Name just about any species that occurs in longleaf and you can find
a connection to fire. Bachman’s sparrow is a secretive bird with a
beautiful song that echoes across the longleaf flatwoods. It tucks its nest
on the ground beneath clumps of wiregrass and little bluestem in the open
under-story. But once fire has been absent for several years, and a tangle
of shrubs starts to grow, the sparrows disappear. Gopher tortoises, the
only native land tortoises east of the Mississippi, are also abundant in
longleaf. A keystone species for these forests, its burrows provide homes
and safety to more than 300 species of vertebrates and invertebrates
ranging from eastern diamond-back rattlesnakes to gopher frogs. If fire is
suppressed, however, the tortoises are choked out. “If we lose fire,” says
Bob Mitchell, an ecologist at the Jones Center, “we lose wildlife.”
Without fire, we also lose longleaf. Fire knocks back the oaks and
other hardwoods that can grow up to overwhelm longleaf forests. “They are
fire forests,” Mitchell says. “They evolved in the lightning capital of the
eastern United States.” And it wasn’t only lightning strikes that set the
forest aflame. “Native Americans also lit fires to keep the forest open,”
Mitchell says. “So did the early pioneers. They helped create the longleaf
pine forests that we know today.”
Fire also changes how nutrients flow throughout longleaf ecosystems,
in ways we are just beginning to understand. For example, researchers have
discovered that frequent fires provide extra calcium, which is critical for
egg production, to endangered red-cockaded woodpeckers. Frances James, a
retired avian ecologist from Florida State University, has studied these
small black-and-white birds for more than two decades in Florida’s
sprawling Apalachicola National Forest. When she realised female
woodpeckers laid larger clutches in the first breeding season after their
territories were burned, she and her colleagues went searching for answers.
“We learned calcium is stashed away in woody shrubs when the forest is not
burned,” James says. “But when there is a fire, a pulse of calcium moves
down into the soil and up into the longleaf.” Eventually, this calcium
makes its way up the food chain to a tree-dwelling species of ant, which is
the red-cockaded’s favorite food. The result: more calcium for the birds,
which leads to more eggs, more young and more woodpeckers.

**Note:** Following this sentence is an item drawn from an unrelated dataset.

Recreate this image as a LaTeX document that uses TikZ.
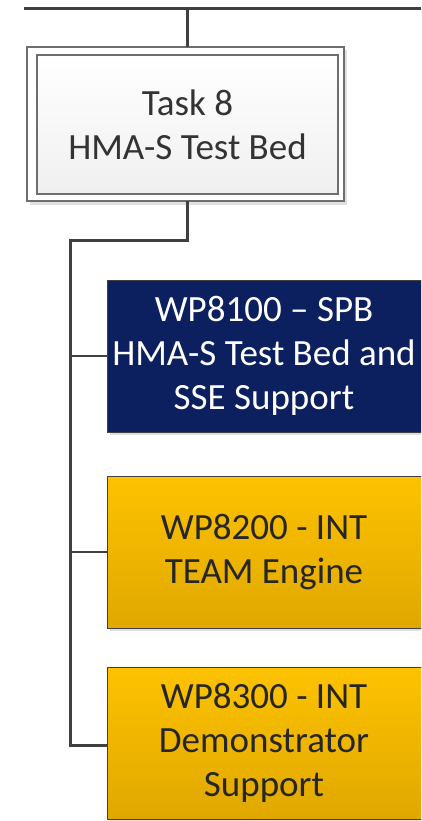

Today, fire is used as a vital management tool for preserving both
longleaf and its wildlife. Most of these fires are prescribed burns,
deliberately set with a drip torch. Although the public often opposes any
type of fire—and the smoke that goes with it—these frequent, low-intensity
burns reduce the risk of catastrophic conflagrations. “Forests are going to
burn,” says Amadou Diop, NWF’s southern forests restoration manager. “It’s
just a question of when. With prescribed burns, we can pick the time and the
place.”
Diop is spearheading a new NWF effort to restore longleaf. “It’s a
species we need to go back to,” he says. Educating landowners about the
advantages of growing longleaf is part of the program, he adds, which will
soon be under way in nine southern states. “Right now, most longleaf is on
public land,” says Jerry McCollum, president of the Georgia Wildlife
Federation. “Private land is where we need to work,” he adds, pointing out
that more than 90 percent of the acreage within the historic range of longleaf
falls under this category.
Interest among private landowners is growing throughout the South,
but restoring longleaf is not an easy task. The herbaceous layer—the
understory of wiregrasses and other plants – also needs to be re-created.
In areas where the land has not been chewed up by farming, but converted to
loblolly or slash pine plantations, the seed bank of the longleaf forest
usually remains viable beneath the soil. In time, this original vegetation
can be coaxed back. Where agriculture has destroyed the seeds, however,
wiregrass must be replanted. Right now, the expense is pro-hibitive, but
researchers are searching for low-cost solutions.
Bringing back longleaf is not for the short-sighted, however. Few of
us will be alive when the pines being planted today become mature forests
in 70 to 80 years. But that is not stopping longleaf enthusiasts. “Today,
it’s getting hard to find longleaf seedlings to buy,” one of the private
landowners says. “Everyone wants them. Longleaf is in a resurgence.”